Three Important Steps to Selling Candles

Dennis Murphy says that his monster candle sales "happen with very little planning" thanks to the one cardinal rule and three steps he always follows.

"I make it a cardinal rule," Denny says, "to always try to do the best work I know how to do and to sell that work honestly. I like my work, I think it's good, I try not to be greedy and I try to pass my savings on to my customers."

Dennis lists the three steps as:

  • Get your location
  • Get your help
  • Make the candles

Step 1:  "If you're going to do your own selling it's important to find the right location. You want a market where people come with the intention of buying, not just shopping. The one place you don't want is a flea market. Flea markets have become a place to just walk around and browse in and they are definitely not buyers' markets anymore. The open air markets at shopping centers, malls and on college campuses are the best places for doing your own selling."
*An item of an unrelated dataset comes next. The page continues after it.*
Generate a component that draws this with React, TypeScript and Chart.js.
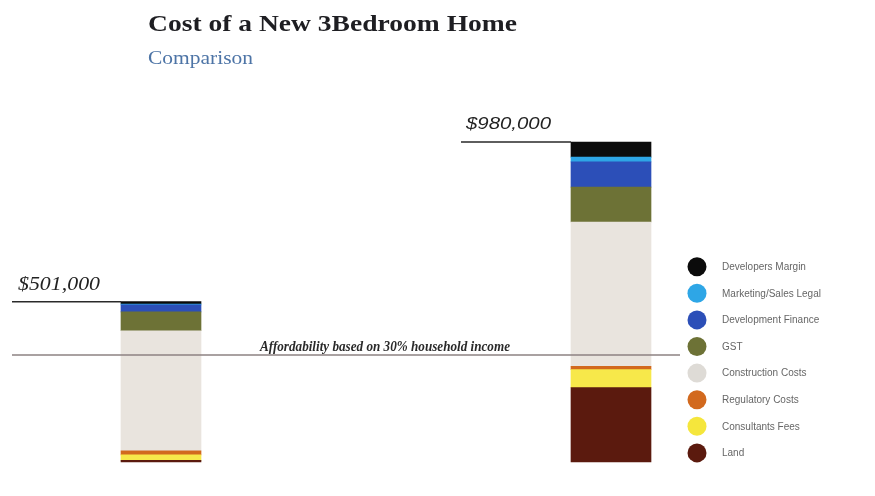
import React, { useEffect, useRef } from "react";
import { Chart, registerables } from "chart.js";

Chart.register(...registerables);

// ---- data (values in $ thousands) ----
const homes = ["$501,000", "$980,000"];
const seriesNames = [
  "Land",
  "Consultants Fees",
  "Regulatory Costs",
  "Construction Costs",
  "GST",
  "Development Finance",
  "Marketing/Sales Legal",
  "Developers Margin",
];
const seriesColors = [
  "#5b1a0e",
  "#f7e84a",
  "#d2691e",
  "#e9e4de",
  "#6d7236",
  "#2c4fb8",
  "#2ea6e6",
  "#0b0b0b",
];
const legendColors = [
  "#5b1a0e",
  "#f5e63c",
  "#d2691e",
  "#dedbd6",
  "#6d7236",
  "#2c4fb8",
  "#2ea6e6",
  "#0b0b0b",
];
const land = [5, 228];
const consultantsFees = [17, 55];
const regulatoryCosts = [12, 10];
const constructionCosts = [368, 442];
const gst = [58, 107];
const developmentFinance = [21, 77];
const marketingSalesLegal = [3, 15];
const developersMargin = [7, 46];
const seriesValues = [
  land,
  consultantsFees,
  regulatoryCosts,
  constructionCosts,
  gst,
  developmentFinance,
  marketingSalesLegal,
  developersMargin,
];
const affordabilityLevel = 328;
const affordabilityText = "Affordability based on 30% household income";
const titleText = "Cost of a New 3Bedroom Home";
const subtitleText = "Comparison";
const yMax = 1000;

function drawFitted(
  ctx: CanvasRenderingContext2D,
  text: string,
  x: number,
  baseline: number,
  font: string,
  color: string,
  targetWidth: number
) {
  ctx.save();
  ctx.font = font;
  ctx.fillStyle = color;
  ctx.textAlign = "left";
  ctx.textBaseline = "alphabetic";
  const w = ctx.measureText(text).width;
  ctx.translate(x, baseline);
  ctx.scale(targetWidth / w, 1);
  ctx.fillText(text, 0, 0);
  ctx.restore();
}

const overlayPlugin = {
  id: "overlay",
  afterDraw(chart: any) {
    const ctx: CanvasRenderingContext2D = chart.ctx;
    const yScale = chart.scales.y;
    const topMeta = chart.getDatasetMeta(seriesNames.length - 1);

    // title + subtitle
    drawFitted(ctx, titleText, 148, 31, "bold 24px 'Liberation Serif'", "#1e1e22", 369);
    drawFitted(ctx, subtitleText, 148, 64, "18px 'Liberation Serif'", "#4d74a6", 105);

    // totals
    const totals = homes.map((_, i) =>
      seriesValues.reduce((s, arr) => s + arr[i], 0)
    );
    const tops = totals.map((t) => yScale.getPixelForValue(t));
    const lefts = homes.map((_, i) => {
      const el = topMeta.data[i];
      return el.x - el.width / 2;
    });

    ctx.save();
    ctx.strokeStyle = "#2a2a2a";
    ctx.lineWidth = 1.5;
    ctx.beginPath();
    ctx.moveTo(12, tops[0]);
    ctx.lineTo(lefts[0], tops[0]);
    ctx.moveTo(lefts[1] - 110, tops[1]);
    ctx.lineTo(lefts[1], tops[1]);
    ctx.stroke();
    ctx.restore();

    drawFitted(ctx, homes[0], 18, tops[0] - 12, "italic 19px 'Liberation Serif'", "#222", 82);
    drawFitted(ctx, homes[1], lefts[1] - 105, tops[1] - 13, "italic 16px 'Liberation Sans'", "#222", 85);

    // affordability line
    const ay = yScale.getPixelForValue(affordabilityLevel);
    ctx.save();
    ctx.strokeStyle = "#8c8282";
    ctx.lineWidth = 1.5;
    ctx.beginPath();
    ctx.moveTo(12, ay);
    ctx.lineTo(680, ay);
    ctx.stroke();
    ctx.restore();
    drawFitted(ctx, affordabilityText, 260, ay - 4, "italic bold 14px 'Liberation Serif'", "#2a2a2a", 250);

    // legend (top item = last series)
    ctx.save();
    for (let k = 0; k < seriesNames.length; k++) {
      const idx = seriesNames.length - 1 - k;
      const cy = 266.7 + k * 26.6;
      ctx.beginPath();
      ctx.arc(697, cy, 9.5, 0, Math.PI * 2);
      ctx.fillStyle = legendColors[idx];
      ctx.fill();
      ctx.font = "10px 'Liberation Sans'";
      ctx.fillStyle = "#666";
      ctx.textBaseline = "middle";
      ctx.textAlign = "left";
      ctx.fillText(seriesNames[idx], 722, cy + 0.5);
    }
    ctx.restore();
  },
};

export default function App() {
  const canvasRef = useRef<HTMLCanvasElement | null>(null);

  useEffect(() => {
    if (!canvasRef.current) return;
    const chart = new Chart(canvasRef.current, {
      type: "bar",
      data: {
        labels: homes,
        datasets: seriesNames.map((name, i) => ({
          label: name,
          data: seriesValues[i],
          backgroundColor: seriesColors[i],
          borderWidth: 0,
          barThickness: 80,
          clip: false as any,
        })),
      },
      options: {
        responsive: false,
        animation: false,
        devicePixelRatio: 1,
        layout: { padding: { left: 161, right: 264, top: 135.5, bottom: 34 } },
        scales: {
          x: { stacked: true, display: false, offset: false, grid: { display: false } },
          y: { stacked: true, display: false, min: 0, max: yMax, grid: { display: false } },
        },
        plugins: {
          legend: { display: false },
          tooltip: { enabled: false },
          title: { display: false },
        },
      },
      plugins: [overlayPlugin],
    });
    return () => chart.destroy();
  }, []);

  return (
    <div
      style={{
        position: "fixed",
        left: 0,
        top: 0,
        width: 875,
        height: 496,
        background: "#fff",
      }}
    >
      <canvas ref={canvasRef} width={875} height={496} style={{ width: 875, height: 496 }} />
    </div>
  );
}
Step 2:  "I like to have three or four dependable people helping me during a really big sale but, in a pinch, two people could do the job."

Step 3: "I'd advise you to acquire some candle making proficiency before commiting yourself to producing a thousand of them. If you're doing your own selling, this point is of lesser importance but you'd better make sure you can deliver a good grade of candle on the specified date before you promise a large number to a wholesale customer."